» **What the task requires**
Below are entries. Pull out all lines containing "page".

» **Material shown**
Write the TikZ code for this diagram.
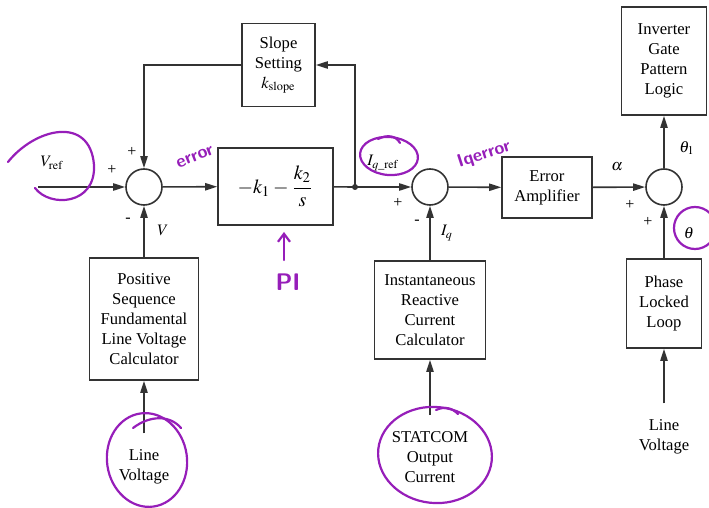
\documentclass[tikz,border=0pt]{standalone}
\usepackage{amsmath}
\usepackage{mathptmx}
\usepackage{fontspec}
\setmainfont{Liberation Serif}
\usepackage{tikz}
\usetikzlibrary{arrows.meta}
\definecolor{penpurple}{RGB}{150,30,185}
\tikzset{
  scbox/.style={draw=black!80, line width=0.8pt, fill=white, align=center, inner sep=1pt, font=\fontsize{8.3}{10}\selectfont},
  scsum/.style={circle, draw=black!80, line width=0.8pt, minimum size=18pt, inner sep=0pt},
  scline/.style={line width=0.8pt, draw=black!80},
  scsig/.style={line width=0.8pt, draw=black!80, -{Triangle[length=6pt,width=3.6pt]}},
  scsrc/.style={scsig, shorten <=8pt},
  sctext/.style={align=center, font=\fontsize{8.3}{10}\selectfont, inner sep=0pt},
  sclabel/.style={font=\fontsize{8}{10}\selectfont, inner sep=0pt},
  scpen/.style={line width=1.1pt, draw=penpurple, line cap=round, line join=round},
  scpentext/.style={text=penpurple, font=\sffamily\bfseries\fontsize{9}{10}\selectfont, inner sep=0pt},
}
\begin{document}
\begin{tikzpicture}[x=0.5pt,y=-0.5pt]
\useasboundingbox (0,0) rectangle (709,508);
\node[scsum] (sumV) at (144,187) {};
\node[scsum] (sumI) at (430,187) {};
\node[scsum] (sumT) at (664,187) {};
\node[scbox, minimum width=36.5pt, minimum height=41.5pt] (slope) at (278.5,65) {Slope\\Setting\\$k_{\mathrm{slope}}$};
\node[scbox, minimum width=57.5pt, minimum height=38.5pt, font=\fontsize{10}{12}\selectfont] (pi) at (275.5,186.5) {$-k_1-\dfrac{k_2}{s}$};
\node[scbox, minimum width=45pt, minimum height=30.5pt] (err) at (547,187.5) {Error\\Amplifier};
\node[scbox, minimum width=42.5pt, minimum height=54pt] (inv) at (664,61) {Inverter\\Gate\\Pattern\\Logic};
\node[scbox, minimum width=54.5pt, minimum height=61pt] (pos) at (144,319) {Positive\\Sequence\\Fundamental\\Line Voltage\\Calculator};
\node[scbox, minimum width=55.5pt, minimum height=49pt] (inst) at (430,310) {Instantaneous\\Reactive\\Current\\Calculator};
\node[scbox, minimum width=37.5pt, minimum height=44.5pt] (pll) at (664,303.5) {Phase\\Locked\\Loop};
\node[sctext] (lineA) at (144,467) {Line\\Voltage};
\node[sctext] (statcom) at (430,457) {STATCOM\\Output\\Current};
\node[sctext] (lineB) at (664,437) {Line\\Voltage};
\coordinate (vin) at (38,187);
\coordinate (tap) at (355,187);
\draw[scsig] (vin) -- (sumV);
\draw[scsig] (sumV) -- (pi);
\draw[scline] (pi) -- (tap);
\draw[scsig] (tap) -- (sumI);
\draw[scsig] (tap) |- (slope);
\draw[scsig] (slope) -| (sumV);
\draw[scsig] (pos) -- (sumV);
\draw[scsrc] (lineA) -- (pos);
\draw[scsig] (sumI) -- (err);
\draw[scsig] (inst) -- (sumI);
\draw[scsrc] (statcom) -- (inst);
\draw[scsig] (err) -- (sumT);
\draw[scsig] (sumT) -- (inv);
\draw[scsig] (pll) -- (sumT);
\draw[scsrc] (lineB) -- (pll);
\fill[black!80] (tap) circle (1.5pt);
\node[sclabel] (vref) at (52,163) {$V_{\mathrm{ref}}$};
\node[sclabel] (plusVa) at (112,170) {+};
\node[sclabel] (plusVb) at (132,152) {+};
\node[sclabel] (minusV) at (128,220) {-};
\node[sclabel] (vmeas) at (163,230) {$V$};
\node[sclabel] (iqref) at (383,163) {$I_{q\_\mathrm{ref}}$};
\node[sclabel] (plusI) at (398,203) {+};
\node[sclabel] (minusI) at (417,222) {-};
\node[sclabel] (iq) at (447,233) {$I_q$};
\node[sclabel] (alpha) at (617,167) {$\alpha$};
\node[sclabel] (plusTa) at (630,205) {+};
\node[sclabel] (plusTb) at (648,222) {+};
\node[sclabel] (theta1) at (687,148) {$\theta_1$};
\node[sclabel] (theta) at (689,233) {$\theta$};
\draw[scpen] (8,162) .. controls (35,128) and (90,115) .. (94,165) .. controls (96,205) and (50,208) .. (35,188);
\node[scpentext, rotate=22] (errnote) at (195,157) {error};
\draw[scpen, rotate around={-5:(389,156)}] (389,156) ellipse (29 and 19);
\draw[scpen] (378,139) .. controls (388,134) and (396,136) .. (400,143);
\node[scpentext, rotate=18] (iqnote) at (484,155) {Iqerror};
\draw[scpen] (695,228) ellipse (21 and 21);
\draw[scpen, -{Straight Barb[length=4pt,width=6pt]}] (284,260) -- (284,232);
\node[scpentext, font=\sffamily\bfseries\fontsize{12}{12}\selectfont] (pinote) at (288,282) {PI};
\draw[scpen, rotate around={8:(147,460)}] (147,460) ellipse (40 and 47);
\draw[scpen] (133,428) .. controls (150,415) and (170,415) .. (181,428);
\draw[scpen, rotate around={-6:(435,455)}] (435,455) ellipse (57 and 48);
\draw[scpen] (436,410) .. controls (445,406) and (452,408) .. (458,414);
\end{tikzpicture}
\end{document}
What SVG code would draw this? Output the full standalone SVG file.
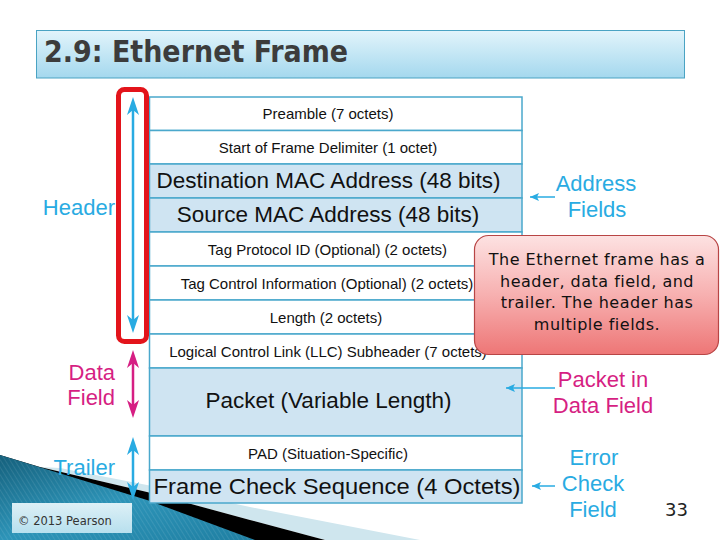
<svg xmlns="http://www.w3.org/2000/svg" width="720" height="540" viewBox="0 0 720 540">
<defs>
  <linearGradient id="gTitle" x1="0" y1="0" x2="0" y2="1">
    <stop offset="0" stop-color="#e2f4fb"/>
    <stop offset="1" stop-color="#a4d8ee"/>
  </linearGradient>
  <linearGradient id="gCallout" x1="0" y1="0" x2="0" y2="1">
    <stop offset="0" stop-color="#fde2e2"/>
    <stop offset="0.5" stop-color="#f7b0b0"/>
    <stop offset="1" stop-color="#ee7676"/>
  </linearGradient>
  <linearGradient id="gTeal" x1="0" y1="0" x2="1" y2="1">
    <stop offset="0" stop-color="#15607c"/>
    <stop offset="0.5" stop-color="#2d94b8"/>
    <stop offset="1" stop-color="#1f7fa2"/>
  </linearGradient>
  <linearGradient id="gCopy" x1="0" y1="0" x2="0" y2="1">
    <stop offset="0" stop-color="#e6f5fa"/>
    <stop offset="1" stop-color="#bfe4f1"/>
  </linearGradient>
  <pattern id="pStripe" width="4" height="4" patternUnits="userSpaceOnUse" patternTransform="rotate(-32)">
    <line x1="0" y1="0" x2="0" y2="4" stroke="#ffffff" stroke-opacity="0.18" stroke-width="1"/>
  </pattern>
  <marker id="ahBlue" markerUnits="userSpaceOnUse" markerWidth="20" markerHeight="12" refX="5" refY="6" orient="auto-start-reverse">
    <path d="M0,0 L18,6 L0,12 L5,6 z" fill="#29abe2"/>
  </marker>
  <marker id="ahMag" markerUnits="userSpaceOnUse" markerWidth="20" markerHeight="12" refX="5" refY="6" orient="auto-start-reverse">
    <path d="M0,0 L18,6 L0,12 L5,6 z" fill="#d61f83"/>
  </marker>
  <marker id="ahSmall" markerUnits="userSpaceOnUse" markerWidth="10" markerHeight="8" refX="9" refY="4" orient="auto">
    <path d="M0,0 L9,4 L0,8 L2,4 z" fill="#29abe2"/>
  </marker>
  <style>
    .row { stroke: #4aa8cc; stroke-width: 1.5; }
    .w { fill: #ffffff; }
    .b { fill: #cfe4f2; }
    .sm { font-family: "Liberation Sans", Arial, sans-serif; font-size: 15px; fill: #111; text-anchor: middle; }
    .lg { font-family: "Liberation Sans", Arial, sans-serif; font-size: 22.5px; fill: #111; text-anchor: middle; }
    .lbB { font-family: "Liberation Sans", Arial, sans-serif; font-size: 22px; fill: #29abe2; }
    .lbM { font-family: "Liberation Sans", Arial, sans-serif; font-size: 22px; fill: #d61f83; }
    .mid { text-anchor: middle; }
    .end { text-anchor: end; }
    .arrB { stroke: #29abe2; stroke-width: 2.5; fill: none; }
    .arrM { stroke: #d61f83; stroke-width: 2.5; fill: none; }
    .ptr { stroke: #29abe2; stroke-width: 1.5; fill: none; marker-end: url(#ahSmall); }
    .co { font-family: "DejaVu Sans", Verdana, sans-serif; font-size: 16px; fill: #111; text-anchor: middle; letter-spacing: 0.5px; }
  </style>
</defs>

<rect x="0" y="0" width="720" height="540" fill="#ffffff"/>

<!-- bottom-left decoration -->
<g id="decoration">
  <polygon points="60,468 147,485 250,507 420,540 325,540 250,520 147,492 40,467" fill="#cfe6ee"/>
  <polygon points="40,467 147,492 250,520 325,540 0,540 0,455" fill="#000000"/>
  <polygon points="0,455 147,500 255,540 0,540" fill="url(#gTeal)"/>
  <polygon points="0,455 147,500 255,540 0,540" fill="url(#pStripe)"/>
</g>

<!-- title -->
<g id="title">
  <rect x="36.5" y="30.5" width="648" height="47.5" fill="url(#gTitle)" stroke="#4aa3c3" stroke-width="1"/>
  <text x="44" y="62" font-family="'DejaVu Sans Condensed', 'DejaVu Sans', sans-serif" font-weight="bold" font-size="30" fill="#3c3c3c" textLength="304" lengthAdjust="spacingAndGlyphs">2.9: Ethernet Frame</text>
</g>

<!-- frame table -->
<g id="row-preamble"><rect class="row w" x="149.5" y="97" width="372.5" height="33.5"/><text class="sm" x="328" y="119">Preamble (7 octets)</text></g>
<g id="row-sfd"><rect class="row w" x="149.5" y="130.5" width="372.5" height="33.5"/><text class="sm" x="328" y="153">Start of Frame Delimiter (1 octet)</text></g>
<g id="row-dest"><rect class="row b" x="149.5" y="164" width="372.5" height="34"/><text class="lg" x="328.5" y="188">Destination MAC Address (48 bits)</text></g>
<g id="row-src"><rect class="row b" x="149.5" y="198" width="372.5" height="34"/><text class="lg" x="328" y="222">Source MAC Address (48 bits)</text></g>
<g id="row-tpid"><rect class="row w" x="149.5" y="232" width="372.5" height="34"/><text class="sm" x="327.5" y="255">Tag Protocol ID (Optional) (2 octets)</text></g>
<g id="row-tci"><rect class="row w" x="149.5" y="266" width="372.5" height="34"/><text class="sm" x="327" y="289">Tag Control Information (Optional) (2 octets)</text></g>
<g id="row-length"><rect class="row w" x="149.5" y="300" width="372.5" height="34"/><text class="sm" x="326" y="323">Length (2 octets)</text></g>
<g id="row-llc"><rect class="row w" x="149.5" y="334" width="372.5" height="34"/><text class="sm" x="328" y="357">Logical Control Link (LLC) Subheader (7 octets)</text></g>
<g id="row-packet"><rect class="row b" x="149.5" y="368" width="372.5" height="68"/><text class="lg" x="328.5" y="408">Packet (Variable Length)</text></g>
<g id="row-pad"><rect class="row w" x="149.5" y="436" width="372.5" height="34"/><text class="sm" x="328" y="459">PAD (Situation-Specific)</text></g>
<g id="row-fcs"><rect class="row b" x="149.5" y="470" width="372.5" height="33"/><text class="lg" x="337" y="494" textLength="367" lengthAdjust="spacingAndGlyphs">Frame Check Sequence (4 Octets)</text></g>

<!-- header highlight -->
<g id="header-highlight">
  <rect x="118.5" y="89.5" width="28" height="252" rx="6" ry="6" fill="none" stroke="#e3141b" stroke-width="5"/>
</g>

<!-- left labels -->
<g id="label-header"><text class="lbB end" x="115" y="215">Header</text></g>
<g id="label-data"><text class="lbM end" x="115" y="380">Data</text><text class="lbM end" x="115" y="405">Field</text></g>
<g id="label-trailer"><text class="lbB end" x="115" y="475">Trailer</text></g>

<!-- right labels -->
<g id="label-address"><text class="lbB mid" x="596" y="191">Address</text><text class="lbB mid" x="597" y="217">Fields</text></g>
<g id="label-packet"><text class="lbM mid" x="603" y="387">Packet in</text><text class="lbM mid" x="603" y="413">Data Field</text></g>
<g id="label-error"><text class="lbB mid" x="594" y="465">Error</text><text class="lbB mid" x="593" y="491">Check</text><text class="lbB mid" x="593" y="517">Field</text></g>

<!-- connectors -->
<g id="connectors">
  <line class="arrB" x1="133" y1="110" x2="133" y2="320" marker-start="url(#ahBlue)" marker-end="url(#ahBlue)"/>
  <line class="arrM" x1="133" y1="363" x2="133" y2="405" marker-start="url(#ahMag)" marker-end="url(#ahMag)"/>
  <line class="arrB" x1="133" y1="450" x2="133" y2="487" marker-start="url(#ahBlue)" marker-end="url(#ahBlue)"/>
  <line class="ptr" x1="555" y1="197" x2="530" y2="197"/>
  <line class="ptr" x1="555" y1="388" x2="506" y2="388"/>
  <line class="ptr" x1="555" y1="486" x2="532" y2="486"/>
</g>

<!-- callout -->
<g id="callout">
  <rect x="474.5" y="235.5" width="244" height="119" rx="14" ry="14" fill="url(#gCallout)" stroke="#b84545" stroke-width="1.2"/>
  <text class="co" x="597" y="265">The Ethernet frame has a</text>
  <text class="co" x="597" y="287">header, data field, and</text>
  <text class="co" x="597" y="308">trailer. The header has</text>
  <text class="co" x="597" y="330">multiple fields.</text>
</g>

<!-- copyright & page number -->
<g id="copyright">
  <rect x="12" y="503" width="120" height="30" fill="url(#gCopy)" fill-opacity="0.95"/>
  <text x="18" y="525" font-family="'DejaVu Sans', Verdana, sans-serif" font-size="11.5" fill="#333">© 2013 Pearson</text>
</g>
<g id="page-number">
  <text x="665" y="516" font-family="'DejaVu Sans', Verdana, sans-serif" font-size="18" fill="#222">33</text>
</g>
</svg>
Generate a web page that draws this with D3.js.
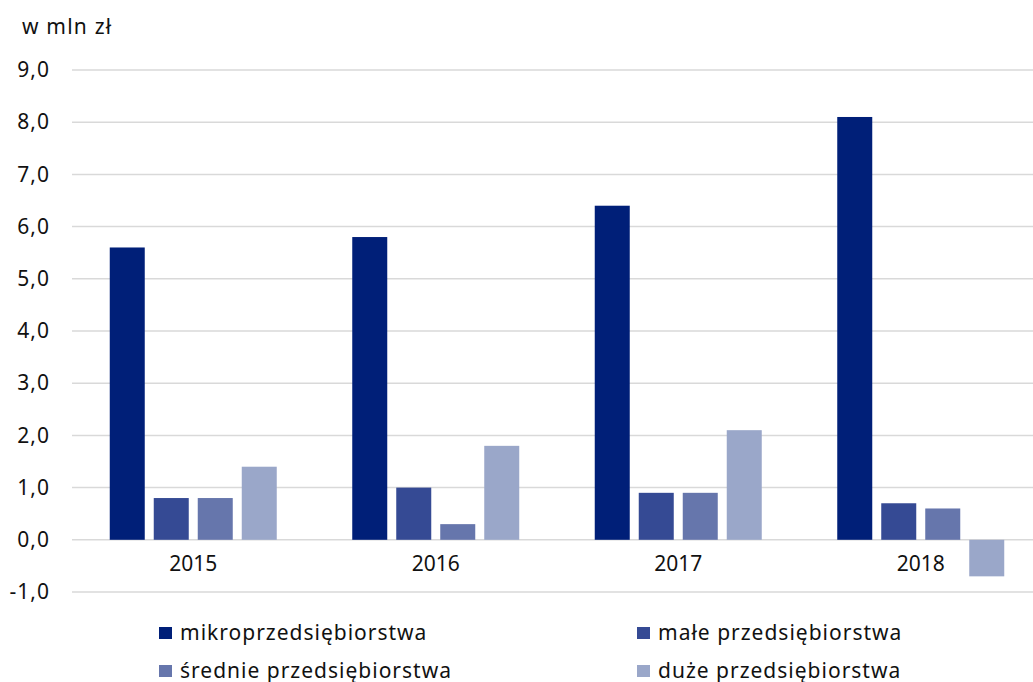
<!DOCTYPE html>
<html>
<head>
<meta charset="utf-8">
<script src="https://cdn.jsdelivr.net/npm/d3@7"></script>
<style>
  body { margin: 0; background: #fff; }
  svg { font-family: "Noto Sans", "Open Sans", sans-serif; }
</style>
</head>
<body>
<svg id="chart" width="1033" height="682"></svg>
<script>
// chart data
var years = ['2015', '2016', '2017', '2018'];
var seriesNames = ['mikroprzedsiębiorstwa', 'małe przedsiębiorstwa', 'średnie przedsiębiorstwa', 'duże przedsiębiorstwa'];
var mikro = [5.6, 5.8, 6.4, 8.1];
var male = [0.8, 1.0, 0.9, 0.7];
var srednie = [0.8, 0.3, 0.9, 0.6];
var duze = [1.4, 1.8, 2.1, -0.7];
var yTicks = [-1, 0, 1, 2, 3, 4, 5, 6, 7, 8, 9];
var colors = ['#001f78', '#354a94', '#6676ac', '#9aa7c9'];

var allSeries = [mikro, male, srednie, duze];

var svg = d3.select('#chart');
// plot area (the category band runs a bit past the right edge, as in the original)
var plotLeft = 72, plotRight = 1042, plotTop = 70, plotBottom = 592;
var textColor = '#111';

var x = d3.scaleBand().domain(years).range([plotLeft, plotRight]).paddingInner(0).paddingOuter(0);
// bars 35px wide, 9px gap, inside each year band
var x1 = d3.scaleBand().domain(d3.range(4)).range([37.75, 37.75 + 167]).paddingInner(9 / 44).paddingOuter(0);
var y = d3.scaleLinear().domain([-1, 9]).range([plotBottom, plotTop]);

// gridlines
svg.append('g')
  .selectAll('line')
  .data(yTicks)
  .enter()
  .append('line')
    .attr('x1', plotLeft)
    .attr('x2', 1033)
    .attr('y1', function(d) { return y(d); })
    .attr('y2', function(d) { return y(d); })
    .attr('stroke', '#d9d9d9')
    .attr('stroke-width', 1.5);

// y axis labels
var yAxis = svg.append('g')
  .attr('transform', 'translate(' + (plotLeft - 22) + ',0)')
  .call(d3.axisLeft(y).tickValues(yTicks).tickSize(0).tickPadding(0)
    .tickFormat(function(d) { return d3.format('.1f')(d).replace('.', ',').replace('\u2212', '-'); }));
yAxis.select('.domain').remove();
yAxis.selectAll('text')
  .attr('font-size', 21)
  .attr('letter-spacing', 1)
  .attr('font-family', '"Noto Sans", sans-serif')
  .attr('fill', textColor);

// bars
var groups = svg.append('g')
  .selectAll('g')
  .data(years)
  .enter()
  .append('g')
    .attr('transform', function(d) { return 'translate(' + x(d) + ',0)'; });

groups.selectAll('rect')
  .data(function(d, i) { return allSeries.map(function(s, k) { return {k: k, v: s[i]}; }); })
  .enter()
  .append('rect')
    .attr('x', function(d) { return x1(d.k); })
    .attr('width', x1.bandwidth())
    .attr('y', function(d) { return y(Math.max(0, d.v)); })
    .attr('height', function(d) { return Math.abs(y(d.v) - y(0)); })
    .attr('fill', function(d) { return colors[d.k]; });

// x axis labels
var xAxis = svg.append('g')
  .attr('transform', 'translate(0,' + (y(0) + 8) + ')')
  .call(d3.axisBottom(x).tickSize(0).tickPadding(8));
xAxis.select('.domain').remove();
xAxis.selectAll('text')
  .attr('font-size', 21)
  .attr('font-family', '"Noto Sans", sans-serif')
  .attr('fill', textColor);

// unit label
svg.append('text')
  .attr('x', 22)
  .attr('y', 34)
  .attr('font-size', 21)
  .attr('letter-spacing', 1.2)
  .attr('fill', textColor)
  .text('w mln zł');

// legend
var legendPos = [[159, 633], [637, 633], [159, 671], [637, 671]];
var legend = svg.append('g')
  .selectAll('g')
  .data(seriesNames)
  .enter()
  .append('g')
    .attr('transform', function(d, i) { return 'translate(' + legendPos[i][0] + ',' + legendPos[i][1] + ')'; });
legend.append('rect')
  .attr('x', 0)
  .attr('y', -6)
  .attr('width', 13)
  .attr('height', 12)
  .attr('fill', function(d, i) { return colors[i]; });
legend.append('text')
  .attr('x', 21)
  .attr('y', 0)
  .attr('dy', '0.35em')
  .attr('font-size', 21)
  .attr('letter-spacing', 1)
  .attr('fill', textColor)
  .text(function(d) { return d; });
</script>
</body>
</html>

» **Output of the exercise**
<!-- copyright & page number -->
<g id="page-number">
Generate a web page that draws this with D3.js.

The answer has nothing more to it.